◆ WHAT YOU WILL DO
Restate, exactly and without pictures, the lines from the start of the listing below through the line holding "const errData = times.map((t, i)".

◆ MATERIAL
^^^^

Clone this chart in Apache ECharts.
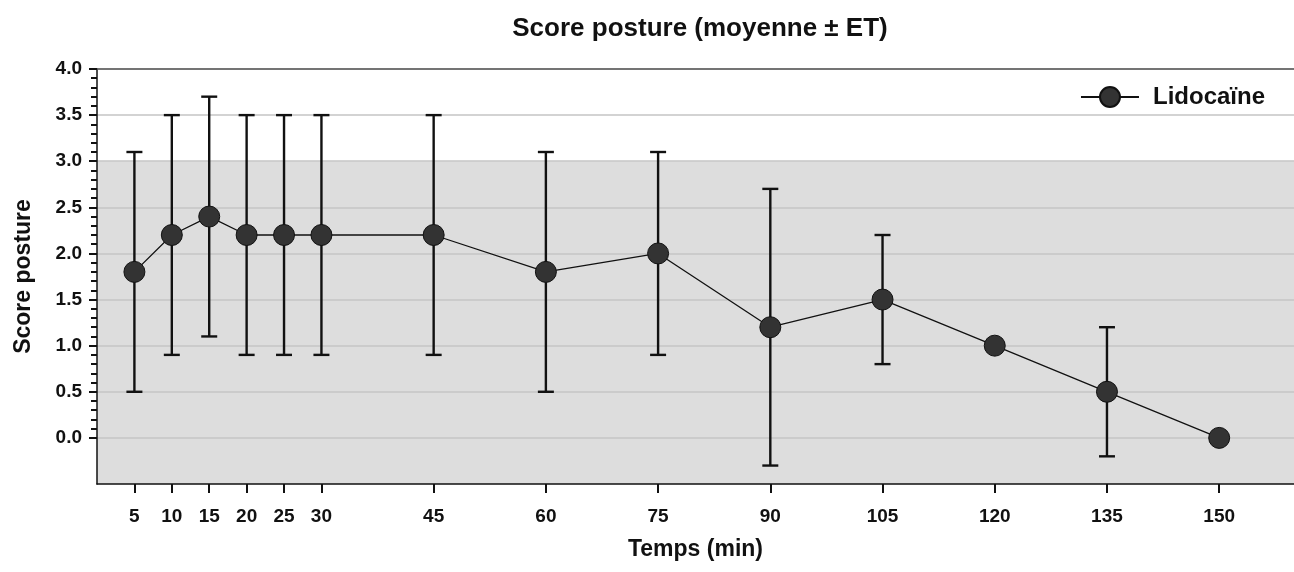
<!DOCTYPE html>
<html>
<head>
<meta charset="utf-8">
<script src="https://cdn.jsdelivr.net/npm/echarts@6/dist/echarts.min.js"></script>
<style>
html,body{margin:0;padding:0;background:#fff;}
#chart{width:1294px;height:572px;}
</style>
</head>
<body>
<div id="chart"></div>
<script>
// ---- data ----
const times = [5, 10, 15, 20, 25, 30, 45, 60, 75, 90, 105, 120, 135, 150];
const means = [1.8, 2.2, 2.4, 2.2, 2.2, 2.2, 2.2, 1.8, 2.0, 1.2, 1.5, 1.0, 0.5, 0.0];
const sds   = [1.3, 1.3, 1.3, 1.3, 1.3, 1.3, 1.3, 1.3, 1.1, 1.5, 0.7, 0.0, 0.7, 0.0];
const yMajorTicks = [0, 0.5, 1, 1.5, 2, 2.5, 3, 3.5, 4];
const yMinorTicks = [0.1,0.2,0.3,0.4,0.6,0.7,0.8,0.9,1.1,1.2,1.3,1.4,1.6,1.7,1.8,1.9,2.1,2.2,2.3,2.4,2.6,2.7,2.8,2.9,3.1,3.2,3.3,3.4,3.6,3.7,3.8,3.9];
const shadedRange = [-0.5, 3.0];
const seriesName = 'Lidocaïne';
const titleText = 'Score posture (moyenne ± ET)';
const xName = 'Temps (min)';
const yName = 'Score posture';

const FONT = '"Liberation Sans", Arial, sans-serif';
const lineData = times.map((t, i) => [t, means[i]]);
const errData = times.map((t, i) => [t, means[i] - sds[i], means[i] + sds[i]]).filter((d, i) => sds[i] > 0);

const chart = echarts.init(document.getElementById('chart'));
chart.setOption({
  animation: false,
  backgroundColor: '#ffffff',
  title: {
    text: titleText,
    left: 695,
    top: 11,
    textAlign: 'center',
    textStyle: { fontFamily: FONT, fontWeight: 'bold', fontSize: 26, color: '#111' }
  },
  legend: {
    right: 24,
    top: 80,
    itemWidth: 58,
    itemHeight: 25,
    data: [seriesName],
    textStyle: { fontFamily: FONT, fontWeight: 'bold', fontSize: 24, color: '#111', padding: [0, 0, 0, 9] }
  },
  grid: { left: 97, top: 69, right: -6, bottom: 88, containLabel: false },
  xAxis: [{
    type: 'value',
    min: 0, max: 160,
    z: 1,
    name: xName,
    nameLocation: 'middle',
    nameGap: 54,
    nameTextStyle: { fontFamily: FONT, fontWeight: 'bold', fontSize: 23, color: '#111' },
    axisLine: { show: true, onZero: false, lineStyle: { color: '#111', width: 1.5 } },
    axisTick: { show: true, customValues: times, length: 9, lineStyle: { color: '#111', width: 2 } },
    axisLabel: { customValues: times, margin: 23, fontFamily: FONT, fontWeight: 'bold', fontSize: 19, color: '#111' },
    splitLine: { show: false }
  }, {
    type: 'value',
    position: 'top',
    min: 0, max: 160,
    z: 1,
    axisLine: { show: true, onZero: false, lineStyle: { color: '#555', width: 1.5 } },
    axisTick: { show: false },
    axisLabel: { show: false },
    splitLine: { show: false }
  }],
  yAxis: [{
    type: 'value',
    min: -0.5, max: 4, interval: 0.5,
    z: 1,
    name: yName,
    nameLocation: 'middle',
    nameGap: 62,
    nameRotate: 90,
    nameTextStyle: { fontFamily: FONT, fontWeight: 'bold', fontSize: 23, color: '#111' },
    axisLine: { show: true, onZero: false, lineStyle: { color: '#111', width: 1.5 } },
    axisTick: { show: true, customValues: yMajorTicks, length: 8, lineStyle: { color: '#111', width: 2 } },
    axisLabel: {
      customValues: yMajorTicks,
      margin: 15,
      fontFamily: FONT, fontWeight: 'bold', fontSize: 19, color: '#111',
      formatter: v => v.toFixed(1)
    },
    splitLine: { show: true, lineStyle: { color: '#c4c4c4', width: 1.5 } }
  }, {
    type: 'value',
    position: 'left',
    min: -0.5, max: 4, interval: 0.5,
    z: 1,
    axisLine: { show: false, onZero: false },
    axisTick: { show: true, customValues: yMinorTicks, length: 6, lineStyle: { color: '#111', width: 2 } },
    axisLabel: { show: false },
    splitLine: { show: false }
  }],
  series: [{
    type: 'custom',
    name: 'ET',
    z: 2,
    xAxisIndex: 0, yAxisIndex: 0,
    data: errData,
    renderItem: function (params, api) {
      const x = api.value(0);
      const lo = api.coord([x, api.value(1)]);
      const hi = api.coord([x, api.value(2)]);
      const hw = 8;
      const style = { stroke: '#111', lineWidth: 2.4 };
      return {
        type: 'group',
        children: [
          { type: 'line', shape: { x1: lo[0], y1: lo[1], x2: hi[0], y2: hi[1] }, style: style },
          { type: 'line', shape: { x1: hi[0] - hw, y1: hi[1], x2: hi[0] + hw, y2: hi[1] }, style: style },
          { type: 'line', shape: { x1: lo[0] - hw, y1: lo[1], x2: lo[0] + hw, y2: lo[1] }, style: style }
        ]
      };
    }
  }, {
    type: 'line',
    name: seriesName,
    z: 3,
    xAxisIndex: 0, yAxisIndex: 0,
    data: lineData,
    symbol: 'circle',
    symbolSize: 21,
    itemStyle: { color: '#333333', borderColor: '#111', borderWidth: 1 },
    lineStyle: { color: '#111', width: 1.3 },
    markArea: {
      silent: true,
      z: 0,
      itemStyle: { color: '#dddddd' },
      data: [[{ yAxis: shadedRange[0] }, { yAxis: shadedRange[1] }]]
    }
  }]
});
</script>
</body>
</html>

^^^^

◆ OUTPUT OF THE TASK
Clone this chart in Apache ECharts.
<!DOCTYPE html>
<html>
<head>
<meta charset="utf-8">
<script src="https://cdn.jsdelivr.net/npm/echarts@6/dist/echarts.min.js"></script>
<style>
html,body{margin:0;padding:0;background:#fff;}
#chart{width:1294px;height:572px;}
</style>
</head>
<body>
<div id="chart"></div>
<script>
// ---- data ----
const times = [5, 10, 15, 20, 25, 30, 45, 60, 75, 90, 105, 120, 135, 150];
const means = [1.8, 2.2, 2.4, 2.2, 2.2, 2.2, 2.2, 1.8, 2.0, 1.2, 1.5, 1.0, 0.5, 0.0];
const sds   = [1.3, 1.3, 1.3, 1.3, 1.3, 1.3, 1.3, 1.3, 1.1, 1.5, 0.7, 0.0, 0.7, 0.0];
const yMajorTicks = [0, 0.5, 1, 1.5, 2, 2.5, 3, 3.5, 4];
const yMinorTicks = [0.1,0.2,0.3,0.4,0.6,0.7,0.8,0.9,1.1,1.2,1.3,1.4,1.6,1.7,1.8,1.9,2.1,2.2,2.3,2.4,2.6,2.7,2.8,2.9,3.1,3.2,3.3,3.4,3.6,3.7,3.8,3.9];
const shadedRange = [-0.5, 3.0];
const seriesName = 'Lidocaïne';
const titleText = 'Score posture (moyenne ± ET)';
const xName = 'Temps (min)';
const yName = 'Score posture';

const FONT = '"Liberation Sans", Arial, sans-serif';
const lineData = times.map((t, i) => [t, means[i]]);
const errData = times.map((t, i) => [t, means[i] - sds[i], means[i] + sds[i]]).filter((d, i) => sds[i] > 0);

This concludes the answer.